Chances are you’ll be greeting 2017 full of promises made to yourself, whether they’re for self-improvement or things to do or experiences to enjoy. Many of us will make vows about our money -- how get more of it or how to make the most of what we have.

Indeed, more than a third of respondents to a Fidelity Investments’ survey say they plan to make a financial resolution for the coming year. Fidelity’s 8th Annual Resolutions study found that of those people, half resolve to save more, 28 percent plan to pay down debt and 16 percent want to spend less.

These are surely admirable goals. The trouble is, for many people, their resolve fades by February or March -- they just can’t seem to make their good intentions stick.

If that describes you, Ken Hevert, senior vice president of retirement at Fidelity, shares these six tips for actually fulfilling your New Year’s resolutions to save more for retirement:

  1. Learn where you currently stand by assessing how much you’ve already saved and how much you need to save to meet your retirement goals. To help with this task, Fidelity has created a Retirement Score, similar to a credit score, that can quickly assess your retirement savings needs.
  2. Break your goal into smaller chunks. For example, start with the assessment mentioned above. Then move on to learning more about what options you have to save, either at work or through a local financial institution. Worried about picking the right investment? Don’t let that stop you from starting to save now -- you can always learn more about investing in the months to come. One possibility is to start with a “target-date fund” (one that adjusts its holding to remain appropriate as you age) that’s professionally managed for someone your age.
  3. Write down your goal. Research shows this actually improves the chances of your success.
  4. Share your goal with somebody you trust, such as a spouse, relative, close friend or trusted adviser. When someone else knows your plans, studies have shown that you often feel more accountable and work harder to reach your goals.
  5. Track your progress. Periodically check how your savings are building up. Seeing the progress you’ve made can motivate you to continue.
  6. Put your savings on auto pilot by signing up for automatic withholding from your paycheck, either through a 401(k) plan at work or through an arrangement with your financial institution.
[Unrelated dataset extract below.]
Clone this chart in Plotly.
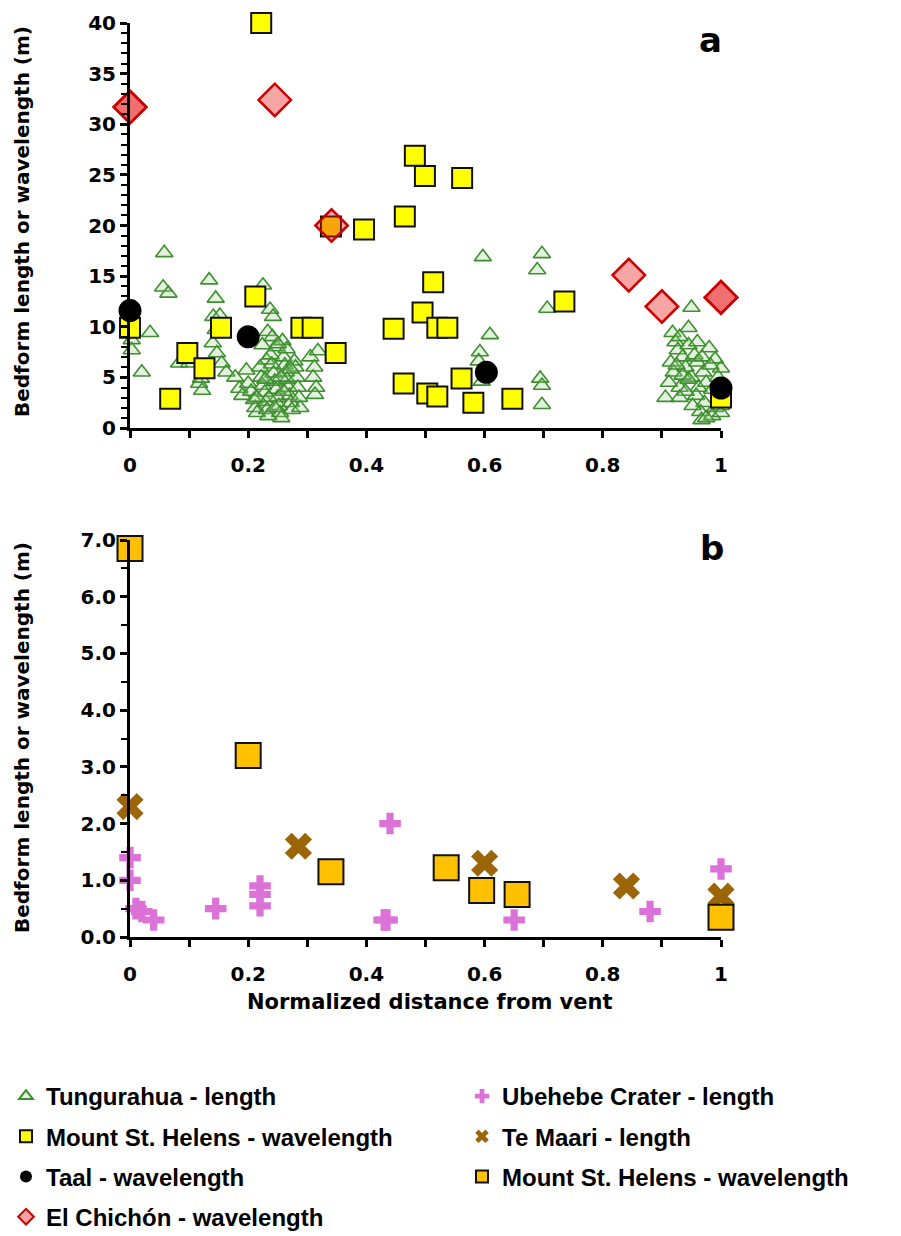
import plotly.graph_objects as go

# ---------------- Panel a: bedform length / wavelength (m) ----------------
tung_x = [0.003, 0.003, 0.003, 0.034, 0.02, 0.058, 0.056, 0.065, 0.134, 0.145,
          0.141, 0.152, 0.145, 0.14, 0.147, 0.155, 0.163, 0.083, 0.1, 0.117,
          0.122, 0.12,
          0.225, 0.237, 0.242, 0.233, 0.241, 0.248, 0.224, 0.231,
          0.178, 0.185, 0.19, 0.197, 0.2, 0.205, 0.21, 0.212, 0.215, 0.22,
          0.222, 0.225, 0.228, 0.23, 0.232, 0.234, 0.238, 0.24, 0.243, 0.245,
          0.247, 0.25, 0.252, 0.254, 0.256, 0.258, 0.26, 0.262, 0.264, 0.266,
          0.268, 0.27, 0.272, 0.274, 0.278, 0.28, 0.282, 0.284, 0.286, 0.288,
          0.265, 0.25, 0.235, 0.245, 0.26, 0.272, 0.255, 0.215, 0.229,
          0.305, 0.318, 0.312, 0.31, 0.315, 0.313,
          0.597, 0.697, 0.689, 0.706, 0.609, 0.592, 0.59, 0.595, 0.694, 0.697,
          0.697,
          0.95, 0.945, 0.918, 0.923, 0.927, 0.98, 1.0, 0.965, 0.967, 0.906,
          0.915, 0.92, 0.912, 0.93, 0.935, 0.94, 0.945, 0.95, 0.955, 0.96,
          0.962, 0.958, 0.97, 0.975, 0.972, 0.985, 0.99, 0.995, 0.99, 0.985,
          0.998, 0.93, 0.94, 0.952, 0.975, 0.968, 0.935, 0.925, 0.945, 0.982,
          1.0, 1.0, 0.96, 0.93]
tung_y = [9.7, 8.7, 7.7, 9.4, 5.5, 17.3, 13.9, 13.3, 14.6, 12.8,
          11.0, 11.1, 9.7, 8.4, 7.4, 6.4, 5.5, 6.4, 6.4, 4.4,
          3.7, 4.9,
          14.1, 11.7, 11.0, 9.5, 9.0, 8.0, 8.2, 6.7,
          5.0, 3.9, 3.2, 5.7, 4.4, 3.6, 2.8, 2.0, 1.5, 6.0,
          5.0, 4.2, 3.5, 2.6, 1.8, 1.2, 7.2, 6.3, 5.4, 4.6,
          3.8, 3.0, 2.2, 1.5, 1.0, 8.6, 7.0, 6.2, 5.5, 4.8,
          4.0, 3.2, 2.5, 1.8, 6.6, 6.0, 5.0, 4.0, 3.0, 2.0,
          7.8, 8.3, 3.0, 2.0, 3.6, 5.8, 5.0, 3.0, 4.8,
          7.0, 7.6, 6.0, 5.0, 4.0, 3.3,
          16.9, 17.2, 15.6, 11.8, 9.2, 7.5, 6.6, 4.6, 4.9, 4.2,
          2.3,
          11.9, 9.9, 9.4, 8.5, 7.7, 7.9, 5.9, 1.6, 0.8, 3.0,
          6.5, 5.5, 4.5, 9.0, 7.0, 6.0, 8.2, 5.0, 7.2, 6.5,
          4.0, 3.2, 5.5, 4.5, 2.5, 3.8, 6.8, 5.0, 2.0, 1.2,
          3.5, 4.0, 3.6, 2.2, 1.0, 7.0, 5.2, 6.2, 4.8, 6.2,
          2.2, 1.5, 8.5, 3.0]

msh_a_x = [0.222, 0.34, 0.396, 0.482, 0.499, 0.562, 0.465, 0.0, 0.097, 0.126,
           0.154, 0.212, 0.068, 0.29, 0.309, 0.348, 0.446, 0.495, 0.513, 0.52,
           0.537, 0.463, 0.503, 0.52, 0.561, 0.581, 0.647, 0.735, 1.0]
msh_a_y = [40.0, 19.9, 19.6, 26.9, 24.9, 24.7, 20.9, 9.9, 7.4, 5.9,
           9.9, 13.0, 2.9, 9.9, 9.9, 7.4, 9.8, 11.4, 14.4, 9.9,
           9.9, 4.4, 3.4, 3.1, 4.9, 2.5, 2.9, 12.5, 3.0]

taal_x = [0.0, 0.2, 0.603, 1.0]
taal_y = [11.6, 9.0, 5.5, 3.95]

chichon_x = [0.0, 0.0, 0.245, 0.341, 0.844, 0.9, 1.0, 1.0]
chichon_y = [31.7, 31.7, 32.4, 20.0, 15.1, 12.0, 12.9, 12.9]

# ---------------- Panel b ----------------
ube_x = [0.0, 0.0, 0.01, 0.02, 0.04, 0.145, 0.22, 0.22, 0.22, 0.43,
         0.435, 0.44, 0.65, 0.88, 1.0]
ube_y = [1.4, 1.0, 0.5, 0.45, 0.3, 0.5, 0.9, 0.75, 0.55, 0.3,
         0.3, 2.0, 0.3, 0.45, 1.2]

temaari_x = [0.0, 0.285, 0.6, 0.84, 1.0]
temaari_y = [2.3, 1.6, 1.3, 0.9, 0.72]

msh_b_x = [0.0, 0.2, 0.34, 0.535, 0.595, 0.655, 1.0]
msh_b_y = [6.85, 3.2, 1.15, 1.22, 0.82, 0.75, 0.35]

W, H = 901, 1236
L, R = 130, 180


def py(p):
    return 1 - p / H


def px(p):
    return (p - L) / (W - L - R)


fig = go.Figure()

fig.add_trace(go.Scatter(
    x=tung_x, y=tung_y, mode="markers", name="Tungurahua - length",
    marker=dict(symbol="triangle-up", size=15, color="rgba(150,210,140,0.28)",
                line=dict(color="#3f8f30", width=1.6)),
    xaxis="x", yaxis="y", cliponaxis=False, legend="legend", legendgroup="g1"))
fig.add_trace(go.Scatter(
    x=msh_a_x, y=msh_a_y, mode="markers", name="Mount St. Helens - wavelength",
    marker=dict(symbol="square", size=20, color="#FFFF00",
                line=dict(color="#111111", width=2)),
    xaxis="x", yaxis="y", cliponaxis=False, legend="legend", legendgroup="g2"))
fig.add_trace(go.Scatter(
    x=taal_x, y=taal_y, mode="markers", name="Taal - wavelength",
    marker=dict(symbol="circle", size=23, color="#000000",
                line=dict(color="#000000", width=0)),
    xaxis="x", yaxis="y", cliponaxis=False, legend="legend", legendgroup="g3"))
fig.add_trace(go.Scatter(
    x=chichon_x, y=chichon_y, mode="markers", name="El Chichón - wavelength",
    marker=dict(symbol="diamond", size=25, color="rgba(232,30,30,0.40)",
                line=dict(color="#cc0000", width=2.5)),
    xaxis="x", yaxis="y", cliponaxis=False, legend="legend", legendgroup="g4"))

fig.add_trace(go.Scatter(
    x=ube_x, y=ube_y, mode="markers", name="Ubehebe Crater - length",
    marker=dict(symbol="cross", size=18, color="#dc72d8",
                line=dict(width=0)),
    xaxis="x2", yaxis="y2", cliponaxis=False, legend="legend2", legendgroup="g5"))
fig.add_trace(go.Scatter(
    x=temaari_x, y=temaari_y, mode="markers", name="Te Maari - length",
    marker=dict(symbol="x", size=24, color="#9c6608",
                line=dict(width=0)),
    xaxis="x2", yaxis="y2", cliponaxis=False, legend="legend2", legendgroup="g6"))
fig.add_trace(go.Scatter(
    x=msh_b_x, y=msh_b_y, mode="markers", name="Mount St. Helens - wavelength",
    marker=dict(symbol="square", size=25, color="#FFC000",
                line=dict(color="#111111", width=2)),
    xaxis="x2", yaxis="y2", cliponaxis=False, legend="legend2", legendgroup="g7"))

tick_font = dict(family="DejaVu Sans, Verdana, sans-serif", size=20, color="#000", weight="bold")
axis_common = dict(showgrid=False, zeroline=False, showline=True, linecolor="#000",
                   linewidth=3, ticks="outside", tickcolor="#000", tickwidth=2.5,
                   ticklen=7, tickfont=tick_font)

xa = dict(range=[0, 1], tickmode="array", tickvals=[0, 0.2, 0.4, 0.6, 0.8, 1],
          ticktext=["0", "0.2", "0.4", "0.6", "0.8", "1"], ticklabelstandoff=10,
          minor=dict(tickmode="array", tickvals=[0.1, 0.3, 0.5, 0.7, 0.9],
                     ticks="outside", ticklen=7, tickwidth=2.5, tickcolor="#000"),
          **axis_common)

leg_font = dict(family="Liberation Sans Narrow, Arial Narrow, Liberation Sans, sans-serif",
                size=24, color="#000", weight="bold")

fig.update_layout(
    width=W, height=H, margin=dict(l=L, r=R, t=0, b=0, autoexpand=False),
    paper_bgcolor="white", plot_bgcolor="white",
    xaxis=dict(domain=[0, 1], anchor="y", **xa),
    yaxis=dict(domain=[py(428), py(23)], anchor="x", range=[0, 40], dtick=5,
               minor=dict(dtick=1, ticks="outside", ticklen=6, tickwidth=2, tickcolor="#000"),
               **axis_common),
    xaxis2=dict(domain=[0, 1], anchor="y2", **xa),
    yaxis2=dict(domain=[py(937), py(540)], anchor="x2", range=[0, 7], dtick=1,
                tickformat=".1f",
                minor=dict(dtick=0.5, ticks="outside", ticklen=6, tickwidth=2, tickcolor="#000"),
                **axis_common),
    legend=dict(xref="container", yref="container", x=6 / W, y=1 - 1074 / H,
                xanchor="left", yanchor="top", font=leg_font, tracegroupgap=6,
                itemsizing="constant", bgcolor="rgba(0,0,0,0)"),
    legend2=dict(xref="container", yref="container", x=462 / W, y=1 - 1074 / H,
                 xanchor="left", yanchor="top", font=leg_font, tracegroupgap=6,
                 itemsizing="constant", bgcolor="rgba(0,0,0,0)"),
    showlegend=True,
)

title_font = dict(family="DejaVu Sans, Verdana, sans-serif", size=20, color="#000", weight="bold")
annotations = [
    dict(text="Bedform length or wavelength (m)", x=px(22), y=py(222), textangle=-90,
         font=title_font),
    dict(text="Bedform length or wavelength (m)", x=px(22), y=py(738), textangle=-90,
         font=title_font),
    dict(text="Normalized distance from vent", x=px(430), y=py(1002), font=dict(title_font, size=21)),
    dict(text="a", x=px(710), y=py(40), font=dict(title_font, size=34)),
    dict(text="b", x=px(712), y=py(548), font=dict(title_font, size=34)),
]
for a in annotations:
    a.update(xref="paper", yref="paper", showarrow=False, xanchor="center", yanchor="middle")
fig.update_layout(annotations=annotations)

fig.write_html("out.html")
Want to boost your motivation even more? Here’s a seventh tip: Look at a picture of what you might look like in a few decades. If you do this, research shows you’re more likely to feel sympathetic toward your future self, and you’re more likely to save to help out that future you.
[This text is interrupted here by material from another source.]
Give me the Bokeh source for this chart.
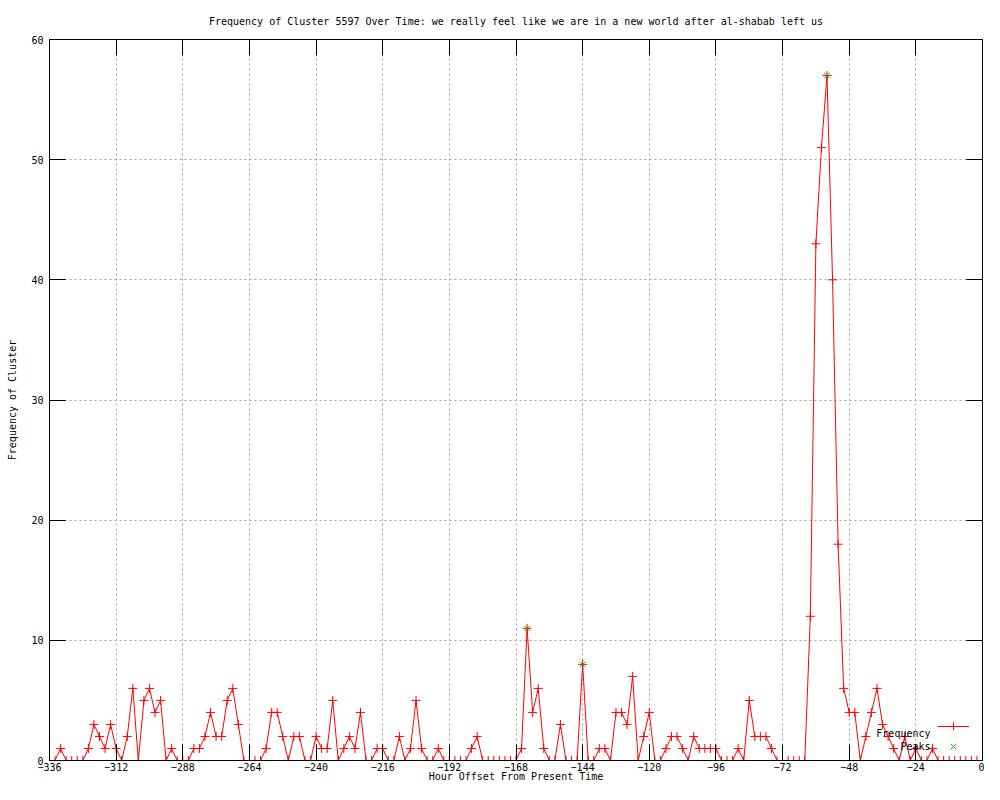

You can find many online tools for projecting your future self. And while you’re online, look at a few calculators that estimate how much longer you might live.
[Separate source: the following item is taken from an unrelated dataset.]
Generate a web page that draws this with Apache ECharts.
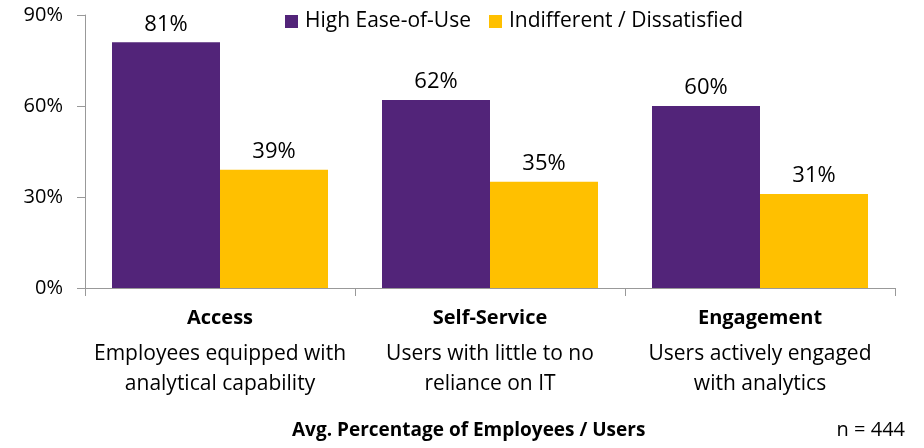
<!DOCTYPE html>
<html><head><meta charset="utf-8">
<script src="https://cdn.jsdelivr.net/npm/echarts@6/dist/echarts.min.js"></script>
<style>html,body{margin:0;padding:0;background:#fff}#c{width:924px;height:448px}</style>
</head><body><div id="c"></div>
<script>
var categories = ['Access', 'Self-Service', 'Engagement'];
var descriptions = ['Employees equipped with\nanalytical capability', 'Users with little to no\nreliance on IT', 'Users actively engaged\nwith analytics'];
var highEase = [81, 62, 60];
var indifferent = [39, 35, 31];
var seriesNames = ['High Ease-of-Use', 'Indifferent / Dissatisfied'];
var yTicks = [0, 30, 60, 90];

var font = 'Open Sans';
var chart = echarts.init(document.getElementById('c'));
chart.setOption({
  animation: false,
  textStyle: { fontFamily: font },
  legend: {
    top: 6, left: 280, itemWidth: 13, itemHeight: 13, itemGap: 18,
    textStyle: { fontSize: 21, color: '#000', fontFamily: font, padding: [0, 0, 0, 2] },
    icon: 'rect',
    data: seriesNames
  },
  grid: { left: 85, right: 29, top: 15, bottom: 160, containLabel: false },
  xAxis: {
    type: 'category',
    data: categories,
    axisLine: { lineStyle: { color: '#999' } },
    axisTick: { show: true, length: 8, lineStyle: { color: '#999' } },
    axisLabel: {
      margin: 9, interval: 0,
      formatter: function (v, i) { return '{b|' + v + '}\n{n|' + descriptions[i].split('\n').join('}\n{n|') + '}'; },
      rich: {
        b: { fontFamily: font, fontWeight: 'bold', fontSize: 20, color: '#000', lineHeight: 42 },
        n: { fontFamily: font, fontSize: 21, color: '#000', lineHeight: 30 }
      }
    }
  },
  yAxis: {
    type: 'value', min: 0, max: 90, interval: 30,
    splitLine: { show: false },
    axisLine: { show: true, lineStyle: { color: '#999' } },
    axisTick: { show: true, length: 8, lineStyle: { color: '#999' } },
    axisLabel: { margin: 22, fontSize: 20, color: '#000', fontFamily: font, formatter: function (v) { return yTicks.indexOf(v) >= 0 ? v + '%' : ''; } }
  },
  series: [
    { name: seriesNames[0], type: 'bar', data: highEase, barGap: '0%', barCategoryGap: '20%',
      itemStyle: { color: '#522479' },
      label: { show: true, position: 'top', distance: 7, fontSize: 22, color: '#000', fontFamily: font, formatter: '{c}%' } },
    { name: seriesNames[1], type: 'bar', data: indifferent, barGap: '0%', barCategoryGap: '20%',
      itemStyle: { color: '#FFC000' },
      label: { show: true, position: 'top', distance: 7, fontSize: 22, color: '#000', fontFamily: font, formatter: '{c}%' } }
  ],
  graphic: [
    { type: 'text', left: 292, top: 421, style: { text: 'Avg. Percentage of Employees / Users', font: 'bold 19px "' + font + '"', fill: '#000' } },
    { type: 'text', right: 19, top: 420, style: { text: 'n = 444', font: '20px "' + font + '"', fill: '#000' } }
  ]
});
</script></body></html>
Need even more motivation to stick to your goals? According to Fidelity, people who made financial resolutions at the start of 2016 are now more optimistic about their future, more debt-free and more financially secure, compared to those who didn’t make a financial resolution.

Here are two more tips for improving your retirement security:

  • Make sure you have an adequate emergency fund, so you don’t have to tap your retirement savings when the unexpected happens.
  • Celebrate your progress. Treat yourself to a reward when you meet your goals.

If you don’t plan to make a financial resolution for 2017, perhaps you might want to think again. Depending on the study you read, anywhere from one-fourth to more than 80 percent of working Americans are at risk of not accumulating enough savings for a comfortable retirement. Odds are good that you’ll benefit by increasing your savings.

It’s never too late to get started. Take steps now to improve your prosperity in 2017 -- and beyond.